Memorandum of Understanding Lacks Concrete Solutions
Prime Minister Mark Carney has pointed to the federal-Alberta memorandum as evidence of Canada's preparedness for changing global energy dynamics. Yet the agreement contains more promises than substantive commitments, introducing additional uncertainty rather than providing clear solutions. The memorandum fails to eliminate numerous barriers that continue to hinder investment in Canada's energy infrastructure.
One critical example involves pipeline development. The Alberta government seeks to construct a new oil pipeline from the oilsands to British Columbia's coast, which would enable increased exports to Asian markets and reduce dependence on the United States. However, the memorandum offers no guarantee of federal approval for such a project. Instead, it establishes a committee to determine conditions Alberta must satisfy before submitting a pipeline application to the government's Major Projects Office. This approach adds bureaucratic complexity rather than creating a clear pathway for project approval.

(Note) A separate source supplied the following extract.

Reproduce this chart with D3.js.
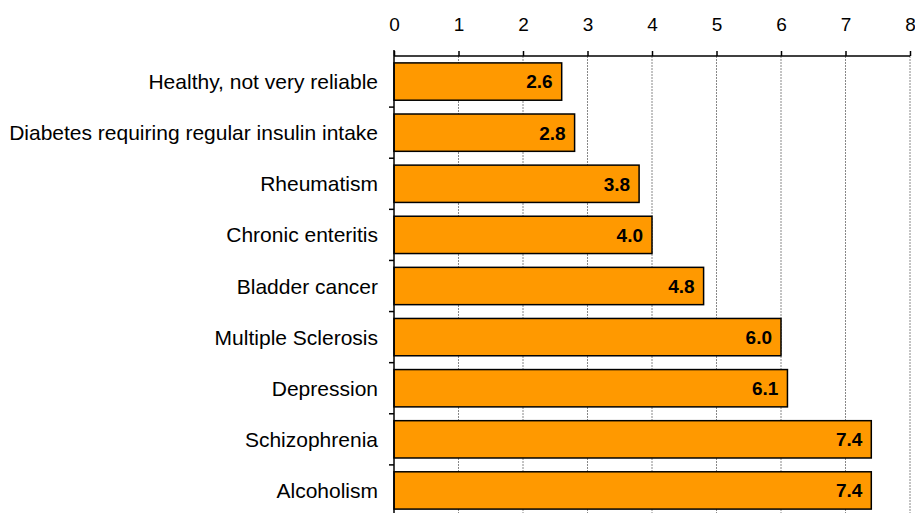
<!DOCTYPE html>
<html><head><meta charset="utf-8">
<script src="https://cdn.jsdelivr.net/npm/d3@7"></script>
<style>body{margin:0;background:#fff}svg{display:block}</style>
</head><body>
<script>
const categories = ["Healthy, not very reliable","Diabetes requiring regular insulin intake","Rheumatism","Chronic enteritis","Bladder cancer","Multiple Sclerosis","Depression","Schizophrenia","Alcoholism"];
const values = [2.6, 2.8, 3.8, 4.0, 4.8, 6.0, 6.1, 7.4, 7.4];
const xTicks = [0,1,2,3,4,5,6,7,8];

const W = 915, H = 513;
const svg = d3.select("body").append("svg").attr("width", W).attr("height", H);
const font = "Liberation Sans, Arial, sans-serif";

const x = d3.scaleLinear().domain([0, 8]).range([394, 910]);
const y = d3.scaleBand().domain(categories).range([56, 516]).paddingInner(0.27).paddingOuter(0.135);

// gridlines
svg.append("g").selectAll("line").data(xTicks.slice(1)).join("line")
  .attr("x1", d => x(d)).attr("x2", d => x(d))
  .attr("y1", 56).attr("y2", H)
  .attr("stroke", "#888").attr("stroke-width", 1).attr("stroke-dasharray", "2,1");

// bars
svg.append("g").selectAll("rect").data(values).join("rect")
  .attr("x", x(0)).attr("y", (d, i) => y(categories[i]))
  .attr("width", d => x(d) - x(0)).attr("height", y.bandwidth())
  .attr("fill", "#FF9900").attr("stroke", "#000").attr("stroke-width", 1.5);

// value labels
svg.append("g").selectAll("text").data(values).join("text")
  .attr("x", d => x(d) - 9).attr("y", (d, i) => y(categories[i]) + y.bandwidth() / 2)
  .attr("dy", "0.36em").attr("text-anchor", "end")
  .attr("font-family", font).attr("font-size", 19).attr("font-weight", "bold")
  .text(d => d.toFixed(1));

// top axis
const xAxis = svg.append("g").attr("transform", "translate(0,56)")
  .call(d3.axisTop(x).tickValues(xTicks).tickSize(5).tickPadding(20).tickFormat(d3.format("d")));
xAxis.select(".domain").attr("stroke", "#000").attr("stroke-width", 1.5).attr("d", `M${x(0)},0H${x(8)}`);
xAxis.selectAll(".tick line").attr("stroke", "#000").attr("stroke-width", 1.5);
xAxis.selectAll("text").attr("font-family", font).attr("font-size", 19).attr("fill", "#000");

// left axis
const yAxisG = svg.append("g").attr("transform", `translate(${x(0)},0)`);
yAxisG.append("line").attr("x1", 0).attr("x2", 0).attr("y1", 50).attr("y2", H).attr("stroke", "#000").attr("stroke-width", 1.5);
const step = y.step();
svg.append("g").selectAll("line").data(categories).join("line")
  .attr("x1", x(0) - 5).attr("x2", x(0))
  .attr("y1", c => y(c) + y.bandwidth() + (step - y.bandwidth()) / 2)
  .attr("y2", c => y(c) + y.bandwidth() + (step - y.bandwidth()) / 2)
  .attr("stroke", "#000").attr("stroke-width", 1.5);
svg.append("g").selectAll("text").data(categories).join("text")
  .attr("x", 378).attr("y", c => y(c) + y.bandwidth() / 2).attr("dy", "0.36em")
  .attr("text-anchor", "end").attr("font-family", font).attr("font-size", 21).attr("fill", "#000")
  .text(c => c);
</script>
</body></html>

Persistent Regulatory Barriers Continue to Hamper Investment
Beyond the memorandum's limitations, existing regulatory burdens continue to discourage investment in Canadian energy infrastructure. Federal legislation such as Bill C-48 prohibits large oil tankers from docking at ports along British Columbia's northwest coast, effectively undermining the economic rationale for a Pacific-bound pipeline. Notably, this legislation does not restrict tanker traffic to and from American terminals in Alaska, meaning it disadvantages Canadian energy producers without affecting their American counterparts.
The combination of these factors creates an environment where potential investors face uncertainty at multiple levels. While the memorandum's elimination of the special CO2 cap for oil and gas represents a positive development, this single measure cannot compensate for the broader limitations of the agreement. Canada's energy sector requires more decisive action to remain competitive in a global market where Venezuela's potential resurgence represents just one of many challenges.
As global energy dynamics continue to evolve, Canada must implement more substantial reforms to attract investment and maintain its position in international markets. The current Ottawa-Alberta memorandum, while presented as a safeguard, ultimately provides insufficient protection against emerging competitive threats.